Cette maison de la musique fonctionnera 24 heures sur 24 : comme le feu des vestales, la musique y brûlera jour et nuit. Je crois savoir que le projet enthousiasme plusieurs créateurs : Rolf liebermann, Bernard Lefort, Pierre Boulez, Yannis Xenakis et beaucoup d'autres.
Outre son originalité, ce projet répond à un besoin criant : Paris est la capitale d'Europe la plus pauvre en équipements musicaux.
2) Une école européenne du cinéma
3) Une école européenne du chant :
Il s'agirait simplement ici en accord avec Bernard Lefort d'étendre le champ d'action de son excellente école.
4) Une académie franco-latine :
Haut lieu de propagation des langues et des cultures latines. Ne pas oublier que le bloc culturel latin représente plus de 600 millions d'habitants. La présidence pourrait en être confiée à L. SENGHOR.

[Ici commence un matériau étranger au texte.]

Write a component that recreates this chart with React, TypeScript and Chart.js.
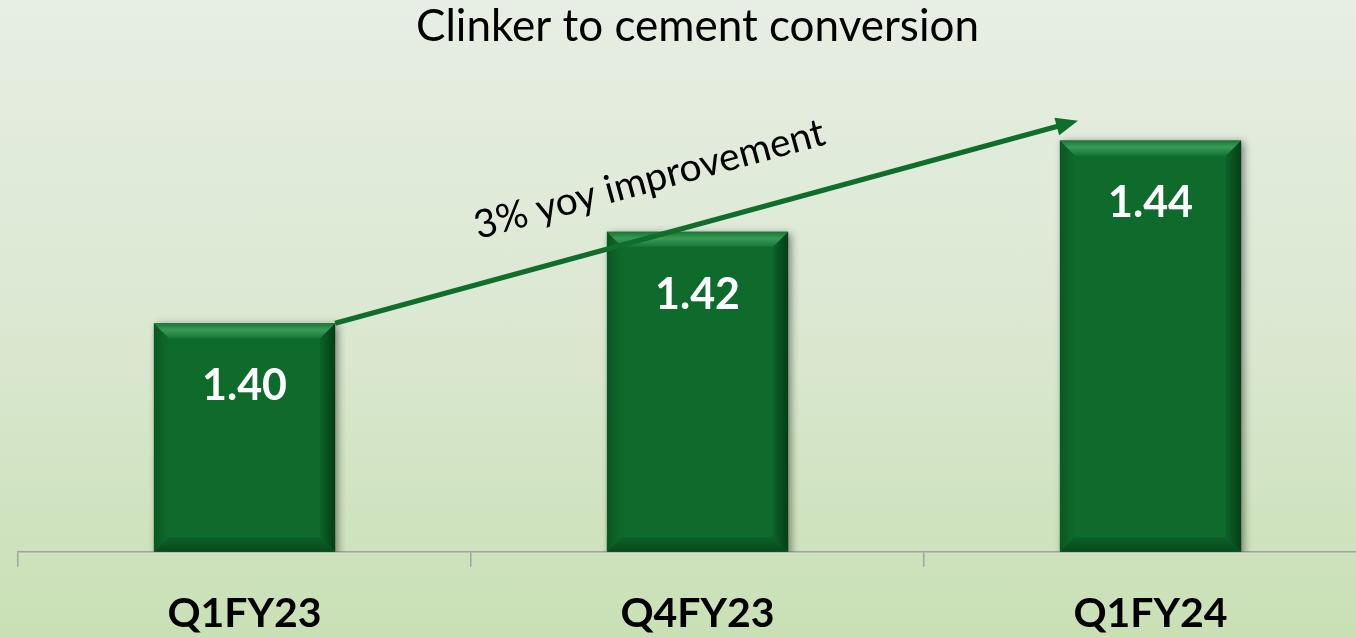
import { useEffect, useRef } from 'react';
import { Chart, registerables } from 'chart.js';
Chart.register(...registerables);

const categories = ['Q1FY23', 'Q4FY23', 'Q1FY24'];
const values = [1.4, 1.42, 1.44];
const valueLabels = ['1.40', '1.42', '1.44'];
const titleText = 'Clinker to cement conversion';
const annotationText = '3% yoy improvement';
// arrow endpoints in data coordinates (category index, value)
const arrowStart = { x: 0.2, y: 1.4 };
const arrowEnd = { x: 1.84, y: 1.4443 };
const yMin = 1.35;
const yMax = 1.46;

const FONT = 'Lato, "Open Sans", sans-serif';

export default function App() {
  const ref = useRef<HTMLCanvasElement>(null);
  useEffect(() => {
    document.body.style.margin = '0';
    const canvas = ref.current!;

    const bevelPlugin = {
      id: 'bevel',
      beforeDatasetsDraw(chart: any) {
        const ctx = chart.ctx;
        ctx.save();
        ctx.shadowColor = 'rgba(0,0,0,0.45)';
        ctx.shadowBlur = 8;
        ctx.shadowOffsetX = 3;
        ctx.shadowOffsetY = 2;
      },
      afterDatasetsDraw(chart: any) {
        const ctx = chart.ctx;
        ctx.restore();
        const meta = chart.getDatasetMeta(0);
        meta.data.forEach((bar: any, i: number) => {
          const { x, y, base, width } = bar.getProps(['x', 'y', 'base', 'width'], true);
          const x0 = x - width / 2;
          const x1 = x + width / 2;
          const y0 = y;
          const y1 = Math.min(base, chart.chartArea.bottom);
          const b = 15;
          const poly = (pts: number[][], fill: any) => {
            ctx.beginPath();
            ctx.moveTo(pts[0][0], pts[0][1]);
            for (let k = 1; k < pts.length; k++) ctx.lineTo(pts[k][0], pts[k][1]);
            ctx.closePath();
            ctx.fillStyle = fill;
            ctx.fill();
          };
          ctx.save();
          // left
          let g = ctx.createLinearGradient(x0, 0, x0 + b, 0);
          g.addColorStop(0, '#0a5722');
          g.addColorStop(1, '#0f6b2c');
          poly([[x0, y0], [x0 + b, y0 + b], [x0 + b, y1 - b], [x0, y1]], g);
          // right
          g = ctx.createLinearGradient(x1 - b, 0, x1, 0);
          g.addColorStop(0, '#0d6229');
          g.addColorStop(1, '#053d15');
          poly([[x1, y0], [x1 - b, y0 + b], [x1 - b, y1 - b], [x1, y1]], g);
          // bottom
          g = ctx.createLinearGradient(0, y1 - b, 0, y1);
          g.addColorStop(0, '#0d6229');
          g.addColorStop(1, '#08481c');
          poly([[x0, y1], [x0 + b, y1 - b], [x1 - b, y1 - b], [x1, y1]], g);
          // top
          g = ctx.createLinearGradient(0, y0, 0, y0 + b);
          g.addColorStop(0, '#1a7736');
          g.addColorStop(0.45, '#3a9a57');
          g.addColorStop(1, '#15763a');
          poly([[x0, y0], [x1, y0], [x1 - b, y0 + b], [x0 + b, y0 + b]], g);
          // value label
          ctx.fillStyle = '#ffffff';
          ctx.font = `bold 43px ${FONT}`;
          ctx.textAlign = 'center';
          ctx.textBaseline = 'middle';
          ctx.fillText(valueLabels[i], x, y0 + 63);
          ctx.restore();
        });
      },
    };

    const arrowPlugin = {
      id: 'arrow',
      afterDraw(chart: any) {
        const ctx = chart.ctx;
        const xs = chart.scales.x;
        const ys = chart.scales.y;
        const sx = xs.getPixelForValue(arrowStart.x);
        const sy = ys.getPixelForValue(arrowStart.y);
        const ex = xs.getPixelForValue(arrowEnd.x);
        const ey = ys.getPixelForValue(arrowEnd.y);
        const ang = Math.atan2(ey - sy, ex - sx);
        const headLen = 22;
        const headW = 9;
        ctx.save();
        ctx.strokeStyle = '#0f6e2c';
        ctx.fillStyle = '#0f6e2c';
        ctx.lineWidth = 5;
        ctx.beginPath();
        ctx.moveTo(sx, sy);
        ctx.lineTo(ex - Math.cos(ang) * (headLen - 2), ey - Math.sin(ang) * (headLen - 2));
        ctx.stroke();
        ctx.beginPath();
        ctx.moveTo(ex, ey);
        const bx = ex - Math.cos(ang) * headLen;
        const by = ey - Math.sin(ang) * headLen;
        ctx.lineTo(bx + Math.sin(ang) * headW, by - Math.cos(ang) * headW);
        ctx.lineTo(bx - Math.sin(ang) * headW, by + Math.cos(ang) * headW);
        ctx.closePath();
        ctx.fill();
        // annotation text
        const t = 0.443;
        const px = sx + (ex - sx) * t;
        const py = sy + (ey - sy) * t;
        const d = 56;
        const tx = px + Math.sin(ang) * d;
        const ty = py - Math.cos(ang) * d;
        ctx.translate(tx, ty);
        ctx.rotate(ang);
        ctx.fillStyle = '#000000';
        ctx.font = `39px ${FONT}`;
        ctx.textAlign = 'center';
        ctx.textBaseline = 'middle';
        ctx.fillText(annotationText, 0, 0);
        ctx.restore();
      },
    };

    const chart = new Chart(canvas, {
      type: 'bar',
      data: {
        labels: categories,
        datasets: [
          {
            data: values,
            backgroundColor: '#0f6b2c',
            borderWidth: 0,
            barPercentage: 0.4,
            categoryPercentage: 1,
          },
        ],
      },
      options: {
        responsive: false,
        animation: false,
        layout: { padding: { top: 5, left: 18, right: 8, bottom: 0 } },
        plugins: {
          legend: { display: false },
          tooltip: { enabled: false },
          title: {
            display: true,
            text: titleText,
            color: '#000000',
            font: { family: FONT, size: 44, weight: 'normal', lineHeight: 1 },
            padding: { top: 0, bottom: 0 },
          },
        },
        scales: {
          y: { display: false, min: yMin, max: yMax },
          x: {
            border: { display: true, color: '#a3a3a3', width: 1.5 },
            grid: {
              display: true,
              drawOnChartArea: false,
              drawTicks: true,
              tickLength: 15,
              color: '#a3a3a3',
              lineWidth: 1.5,
              offset: true,
            },
            ticks: {
              color: '#000000',
              font: { family: FONT, size: 41, weight: 'bold' },
              padding: 22,
            },
          },
        },
      },
      plugins: [bevelPlugin, arrowPlugin],
    });
    return () => chart.destroy();
  }, []);
  return (
    <div
      style={{
        position: 'relative',
        width: 1356,
        height: 637,
        overflow: 'hidden',
        background: 'linear-gradient(to bottom, #e7eee3 0%, #dbe8d2 50%, #c9e0b5 100%)',
      }}
    >
      <canvas ref={ref} width={1385} height={660} style={{ position: 'absolute', left: 0, top: 0 }} />
    </div>
  );
}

5) Une exposition nationale pour le bicentenaire de la Révolution Française. La préparation d'une grande exposition nationale non seulement parisienne mais décentralisée dans les régions pourra transformer toute la France de 1985 à 1989 en un immense musée vivant animé de la révolution.
Il faudrait des années de préparation et d'incitation, notamment grâce au corps enseignant, pour que dans chaque ville et chaque village les greniers s'ouvrent sur les vieux papiers de famille, les jeunes préparent des spectacles d'animation et pour organiser des circuits touristiques tournant à travers toutes ces régions qui reviendront historiques.Sous la présidence de mon conseiller scientifique , F. GROS, directeur de l'Institut Pasteur et Professeur au collège de France, un groupe de travail prépare un plan national pour la recherche scientifique.